Who’s Your Goliath?

My dad is and always was a fan of underdogs.

Before sports went berzerkly corporate, and all the New York team owners felt that it was their Manifest Destiny to use zillions of dollars to wrest championship rings from their wearers in other towns and bring them to the Big Apple, my father parked his loyalties solidly behind the longshots like the pre-Dave Debusschere Knicks against the Bill Russell-led Celtics, and the 1964 football Giants with a creaky Y.A. Tittle at the helm, and a new baseball team called the Mets.

So I got it from him.

Click for more info on Malcolm Gladwell

Click for more info on Malcolm Gladwell

Which is why Malcolm Gladwell’s piece in the May 11, 2009 issue of The New Yorker was a must read. As is Gladwell’s typical article approach, blending historical research with a latter day examplar of a noteworthy phenomenon, it’s a scholarly deconstruction of a twist of fate, “How David Beats Goliath.” 

For two reasons, the story should interest those of us whose fortunes or loss of them tie to the new residential construction market.

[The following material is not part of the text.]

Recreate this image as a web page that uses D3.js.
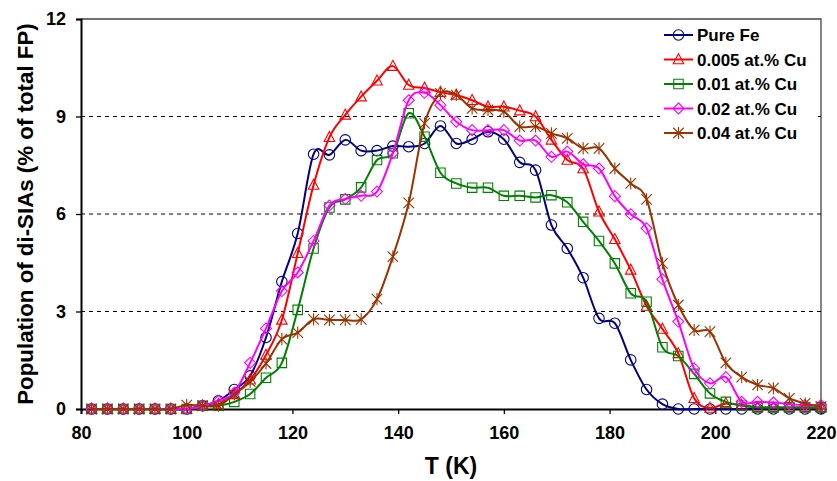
<!DOCTYPE html>
<html lang="en">
<head>
<meta charset="UTF-8">
<title>Population of di-SIAs</title>
<script src="https://d3js.org/d3.v7.min.js"></script>
<style>
  body { margin: 0; background: #fff; }
  svg { font-family: Arial, "Liberation Sans", sans-serif; font-weight: bold; }
  path.line { fill: none; stroke-width: 2px; }
  .marker { fill: none; stroke-width: 1.1px; }
  .grid line { stroke: #000; stroke-dasharray: 4 4; stroke-width: 1px; }
</style>
</head>
<body>
<svg width="837" height="481"></svg>
<script>
// temperatures (K)
let temps = [82,85,88,91,94,97,100,103,106,109,112,115,118,121,124,127,130,133,136,139,142,145,148,151,154,157,160,163,166,169,172,175,178,181,184,187,190,193,196,199,202,205,208,211,214,217,220];

let pureFe = [0,0,0,0,0,0,0,0.1,0.25,0.6,1.02,2.2,3.92,5.4,7.84,7.82,8.28,7.95,7.95,8.09,8.07,8.17,8.71,8.17,8.3,8.53,8.3,7.59,7.35,5.66,4.94,4.04,2.79,2.64,1.51,0.6,0.15,0,0,0,0,0,0,0,0,0,0];
let cu005 = [0,0,0,0,0,0,0,0.1,0.15,0.45,0.9,1.66,2.74,4.79,6.89,8.36,9.05,9.61,10.1,10.55,9.97,9.88,9.75,9.66,9.5,9.3,9.3,9.18,9.0,8.28,7.66,7.4,6.07,5.22,4.28,3.17,2.46,1.71,0.33,0.03,0.17,0.12,0.05,0.05,0.05,0.05,0.05];
let cu01 = [0,0,0,0,0,0,0,0.1,0.1,0.22,0.46,0.96,1.42,3.05,4.94,6.2,6.45,6.82,7.66,7.87,9.1,8.38,7.27,6.94,6.81,6.81,6.56,6.56,6.51,6.58,6.36,5.76,5.17,4.48,3.56,3.3,1.9,1.63,1.08,0.48,0.22,0.1,0.05,0.05,0.05,0.05,0.05];
let cu02 = [0,0,0,0,0,0,0,0.1,0.25,0.5,1.42,2.48,3.63,4.2,5.17,6.26,6.46,6.56,6.69,7.87,9.5,9.73,9.35,8.84,8.58,8.58,8.58,8.26,8.26,7.76,7.92,7.53,7.4,6.55,5.99,5.56,3.99,2.69,1.25,0.79,0.98,0.22,0.22,0.2,0.15,0.12,0.12];
let cu04 = [0,0,0,0,0,0,0.12,0.1,0.1,0.45,0.84,1.4,2.15,2.35,2.76,2.74,2.74,2.76,3.38,4.69,6.34,8.79,9.71,9.66,9.25,9.2,9.15,8.69,8.69,8.48,8.33,8.02,8.02,7.4,6.94,6.45,4.48,3.2,2.43,2.38,1.42,0.98,0.74,0.64,0.33,0.17,0.07];

let seriesNames = ["Pure Fe", "0.005 at.% Cu", "0.01 at.% Cu", "0.02 at.% Cu", "0.04 at.% Cu"];
let seriesColors = ["#000080", "#ff0000", "#008000", "#ff00ff", "#993300"];
let seriesMarkers = ["circle", "triangle", "square", "diamond", "star"];
let seriesValues = [pureFe, cu005, cu01, cu02, cu04];

let xTicks = [80,100,120,140,160,180,200,220];
let yTicks = [0,3,6,9,12];
let gridValues = [3,6,9];

let svg = d3.select('svg');
let plot = {left: 81, right: 821, top: 19, bottom: 409};

let xScale = d3.scaleLinear().domain([80,220]).range([plot.left, plot.right]);
let yScale = d3.scaleLinear().domain([0,12]).range([plot.bottom, plot.top]);

// frame (top and right)
svg.append('path')
    .attr('d', `M${plot.left},${plot.top}H${plot.right}V${plot.bottom}`)
    .attr('fill', 'none').attr('stroke', '#444').attr('stroke-width', 1.3);

// dashed grid
svg.append('g').attr('class', 'grid')
    .selectAll('line').data(gridValues).join('line')
    .attr('x1', plot.left).attr('x2', plot.right)
    .attr('y1', d => yScale(d)).attr('y2', d => yScale(d));

// axes
let xAxis = svg.append('g')
    .attr('transform', 'translate(0,' + plot.bottom + ')')
    .call(d3.axisBottom(xScale).tickValues(xTicks).tickSize(5).tickPadding(12));
let yAxis = svg.append('g')
    .attr('transform', 'translate(' + plot.left + ',0)')
    .call(d3.axisLeft(yScale).tickValues(yTicks).tickSize(5).tickPadding(10));
[xAxis, yAxis].forEach(a => {
    a.select('.domain').attr('stroke', '#000').attr('stroke-width', 2);
    a.selectAll('.tick line').attr('stroke', '#000').attr('stroke-width', 1.3);
    a.selectAll('.tick text').attr('font-size', 18).attr('font-family', 'Arial, Liberation Sans, sans-serif').attr('font-weight', 'bold').attr('fill', '#000');
});

// axis titles
svg.append('text')
    .attr('x', 451).attr('y', 474)
    .attr('text-anchor', 'middle').attr('font-size', 23)
    .text('T (K)');
svg.append('text')
    .attr('transform', 'translate(33,214) rotate(-90)')
    .attr('text-anchor', 'middle').attr('font-size', 22.3)
    .text('Population of di-SIAs (% of total FP)');

function markerPath(type, s) {
    let h = s / 2;
    if (type === 'circle') return `M${-h},0A${h},${h} 0 1,0 ${h},0A${h},${h} 0 1,0 ${-h},0Z`;
    if (type === 'triangle') return `M0,${-h*1.1}L${h},${h*0.8}L${-h},${h*0.8}Z`;
    if (type === 'square') return `M${-h*0.9},${-h*0.9}H${h*0.9}V${h*0.9}H${-h*0.9}Z`;
    if (type === 'diamond') return `M0,${-h*1.05}L${h*1.05},0L0,${h*1.05}L${-h*1.05},0Z`;
    // star: X plus vertical bar
    return `M${-h},${-h}L${h},${h}M${-h},${h}L${h},${-h}M0,${-h*1.15}V${h*1.15}`;
}

let line = d3.line()
    .x((d, i) => xScale(temps[i]))
    .y(d => yScale(d))
    .curve(d3.curveCardinal.tension(0));

seriesValues.forEach((vals, k) => {
    let g = svg.append('g');
    g.append('path').datum(vals)
        .attr('class', 'line')
        .attr('stroke', seriesColors[k])
        .attr('d', line);
    g.selectAll('path.marker').data(vals).join('path')
        .attr('class', 'marker')
        .attr('stroke', seriesColors[k])
        .attr('transform', (d, i) => 'translate(' + xScale(temps[i]) + ',' + yScale(d) + ')')
        .attr('d', markerPath(seriesMarkers[k], 10.5));
});

// legend
let legend = svg.append('g');
legend.append('rect')
    .attr('x', 660).attr('y', 22).attr('width', 158).attr('height', 124)
    .attr('fill', '#fff');
seriesNames.forEach((name, k) => {
    let y = 35 + k * 24.5;
    legend.append('line')
        .attr('x1', 664).attr('x2', 693).attr('y1', y).attr('y2', y)
        .attr('stroke', seriesColors[k]).attr('stroke-width', 2);
    legend.append('path')
        .attr('class', 'marker')
        .attr('stroke', seriesColors[k])
        .attr('transform', 'translate(678.5,' + y + ')')
        .attr('d', markerPath(seriesMarkers[k], 10.5));
    legend.append('text')
        .attr('x', 697).attr('y', y + 6)
        .attr('font-size', 17)
        .text(name);
});
</script>
</body>
</html>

The first is that the central theme of the story relates to the plight of many organizations who make a living or not in the world of housing. They are David. Foremost, Goliath–the Philistine warrier whose defeat is almost inconceivable–is a real estate market and general economy withering in their effect on combatants large and small.

Gladwell’s yarn–backed by political science data on the number of wars won by undermanned, less powerful armies through history–tells how an underdog gets the upper hand. First thing they have to do is recognize they’re weaker and choose an unconventional strategy.

“When underdogs choose not to play by Goliath’s rules, they win.”

Think Lawrence of Arabia; think Rick Pitino, or if you’re my dad, think Digger Phelps’ Fordham University [no name] Rams against a U Mass team led by Julius “Dr. J.” Erving. The unconventional approach often involves surprise and speed, causing confusion in the ranks of a more potent foe.

Surprise and speed, for home builders, translates into cash. Let everyone else remain paralyzed in a market debatably still deteriorating [or as the Caculated Risk blog asserts, "correcting"], and girding for further waves of foreclosure hell. Don’t play by the rules of the game that you have to price a new home to market. What’s the equivalent for home builders of a full-court press? Is it an Open Series or any number of the other companies’ new, more affordable floorplans that break previously ironclad rules about replacement costs? How do you change your company’s culture so that it can adapt and change its structure?

The other reason to read the article might just be to come to a new understanding of who Goliath really is. Certainly, at the moment, the barbaric, dreaded enemy in most of our minds is a marketplace of still halting consumer confidence, corporate fear of investment, and massive government overcompensation for the ills of free enterprise.

Interestingly, though, a subplot of the article focuses on another kind of David. In this case, it’s Vivek Ranadive, a Silicon Valley software developer who revolutionized data analysis by moving from “batch” collection to real time collection.

What has led and will likely lead many a real estate and residential construction company down the road to ruin is the absence of reliable data to say what is actually going on in the market. There are too many lagging indicators and undependable metrics that allow analysts to assert “the fundamentals are strong” and the “subprime damage can be contained.”

So, in a sense, Goliath is not only an outside force in the marketplace, but an enemy within. Data that is as local as the Census tract you’re competiting in and as instructive as a clock with the correct time is something most real estate players haven’t gotten around to developing or developing a belief in.

Some times, rules that need breaking are ones we’ve made up for ourselves.

Until a megalomaniac named George Steinbrenner came along, my father’s one exception to pulling for the underdog was his love of the New York Yankees. He knew lifetime and year-to-date averages and ERAs of most of the Yankees from about 1935 through The Mick and Whitey Ford.

But even when they were dominant, the Yanks had kind of an underdog’s salt of the earth sense about them. After all, one of the best of them said this. “The future ain’t what it used to be.” Bet you’ll never guess who.